Most Helpful Customer Reviews on Amazon.com (beta)
I enjoyed it while I was reading it, and am still thinking about parts of it a couple weeks later - perhaps the ultimate compliment. I bought it mostly because it was cheap, but it made me want to read more of this author's work, so if the price was intended as a loss leader it was certainly effective.
Recommended to pretty much all SF fans.
Lewis Shiner is categorized with cyberpunk writers like William Gibson. I really don't see it, Frontera and the other science fiction that Shiner has written seems like hard sci-fi more in the mold of Heinlein. Shiner is of the generation of writers that came to the forefront in the early 80's, that may account for the categorization. Whatever label you want to slap on Shiner's work what you're getting is good solid writing.

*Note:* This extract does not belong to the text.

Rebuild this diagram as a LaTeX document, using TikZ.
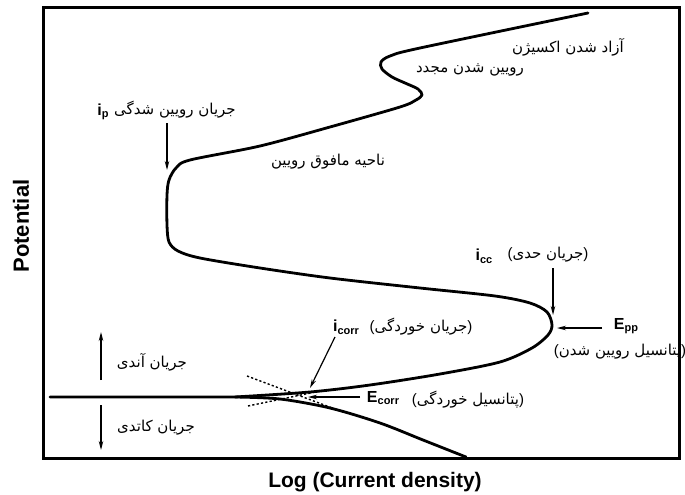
\documentclass[tikz,border=0pt]{standalone}
\usepackage{fontspec}
\setmainfont{Liberation Sans}
\newfontfamily\fa[Script=Arabic]{DejaVu Sans}
\TeXXeTstate=1
\usetikzlibrary{arrows.meta}
\newcommand{\fatext}[1]{{\fa\beginR #1\endR}}
\newcommand{\lp}{{\normalfont(}}
\newcommand{\rp}{{\normalfont)}}
\newcommand{\sub}[2]{\textbf{#1}\raisebox{-0.3ex}{\fontsize{11}{12}\selectfont\bfseries #2}}
\begin{document}
\begin{tikzpicture}[x=1pt,y=-1pt,
  frame/.style={line width=3.2pt},
  curve/.style={line width=2.8pt,line join=round,line cap=round},
  tafel/.style={line width=1.4pt,dash pattern=on 2.2pt off 2.2pt},
  pointer/.style={line width=1.2pt,-{Stealth[length=9pt,width=4.5pt]}},
  fa/.style={font=\fa\fontsize{15}{17}\selectfont,inner sep=0pt},
  en/.style={font=\fontsize{16}{18}\selectfont,inner sep=0pt},
  axis/.style={font=\fontsize{21}{23}\selectfont\bfseries,inner sep=0pt}]
\useasboundingbox (0,0) rectangle (685,495);
% frame
\draw[frame] (43.5,7.5) rectangle (679.5,458.5);
% axis labels
\node[axis,rotate=90,font=\fontsize{22}{24}\selectfont\bfseries] (ylab) at (21,226) {Potential};
\node[axis,anchor=base] (xlab) at (375,487) {Log (Current density)};
% polarization curve (anodic)
\draw[curve] (50,397) -- (235,397) -- plot[smooth,tension=0.5] coordinates {(235,397) (310,392) (370,385) (440,374) (500,362) (532,348) (548,335) (552,325) (547,312) (530,303) (495,296) (420,288) (330,278) (260,268) (200,258) (178,251) (169,242) (167,225) (167,195) (169,180) (176,168) (190,160) (260,146) (330,127) (400,107) (416,100) (422,95) (418,89) (405,83) (392,77) (382,69) (381,62) (390,56) (420,48) (588,13)};
% cathodic branch
\draw[curve] plot[smooth,tension=0.5] coordinates {(235,397) (280,399) (330,408) (380,423) (423,440) (466,457)};
% Tafel extrapolations
\draw[tafel] (247,376) -- (343,412);
\draw[tafel] (248,406) -- (320,391);
% labels
\node[fa] (oxy) at (568,47) {\fatext{آزاد شدن اکسیژن}};
\node[fa] (repass) at (470,70) {\fatext{رویین شدن مجدد}};
\node[en] (ip) at (103,112) {\sub{i}{p}};
\node[fa] (iptext) at (175,110) {\fatext{جریان رویین شدگی}};
\node[fa] (transp) at (328,162) {\fatext{ناحیه مافوق رویین}};
\node[en] (icc) at (484,256) {\sub{i}{cc}};
\node[fa] (icctext) at (548,255) {\lp\fatext{جریان حدی}\rp};
\node[en] (epp) at (626,326) {\sub{E}{pp}};
\node[fa] (epptext) at (620,352) {\lp\fatext{پتانسیل رویین شدن}\rp};
\node[en] (icorr) at (346,327) {\sub{i}{corr}};
\node[fa] (icorrtext) at (421,327) {\lp\fatext{جریان خوردگی}\rp};
\node[en] (ecorr) at (383,398) {\sub{E}{corr}};
\node[fa] (ecorrtext) at (468,400) {\lp\fatext{پتانسیل خوردگی}\rp};
\node[fa] (anodic) at (152,362) {\fatext{جریان آندی}};
\node[fa] (cathodic) at (156,428) {\fatext{جریان کاتدی}};
% arrows
\coordinate (ipS) at (167,123); \coordinate (ipE) at (167,170);
\coordinate (iccS) at (553,268); \coordinate (iccE) at (553,315);
\coordinate (eppS) at (602,328); \coordinate (eppE) at (557,328);
\coordinate (icS) at (335,337); \coordinate (icE) at (310,388);
\coordinate (ecS) at (360,397); \coordinate (ecE) at (308,397);
\coordinate (anS) at (101,380); \coordinate (anE) at (101,332);
\coordinate (caS) at (101,405); \coordinate (caE) at (101,450);
\draw[pointer] (ipS) -- (ipE);
\draw[pointer] (iccS) -- (iccE);
\draw[pointer] (eppS) -- (eppE);
\draw[pointer] (icS) -- (icE);
\draw[pointer] (ecS) -- (ecE);
\draw[pointer] (anS) -- (anE);
\draw[pointer] (caS) -- (caE);
\end{tikzpicture}
\end{document}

The world of Frontera could be tomorrow. All the world's governments have collapsed leaving the corporations to take over. Frontera is a colony on Mars that is assumed lost by those on Earth until Pulsystems, which is the corporation that has taken over the U.S., starts receiving mysterious messages from Mars about a machine with quantum possibilities. A slap-dash reconnaissance mission is thrown together to see if the colony has somehow managed to survive. The mission is led by Reese, an aging astronaut who was the first person on Mars and his only other option in life is drinking himself to death. Kane is a Pulsystems VP and former soldier sent with a mission that is obscure even to himself and pushes him to the edge of insanity. When the mission discovers the Frontera colony alive, if not totally well, they discover there is a secret on Mars that the colonists aren't willing to share.
If you've already read Shiner's later more mature writing you'll see Frontera as a starting point. You can see some of the theme's Shiner will later adopt and adapt more fully in later works, such as contentious relationships between fathers and sons. In Frontera's case, between surrogate father figure and son relationships. Older readers of Shiner's will be able to create the context it belongs in and the evolution of Shiner as a writer. If you're new to Shiner's work, it's the natural starting point and a literary debut that will lead you to the next book and the next.
Another of Shiner's novels Glimpses is also available in a definitive edition. Collected Stories is a good overview of Shiner's work.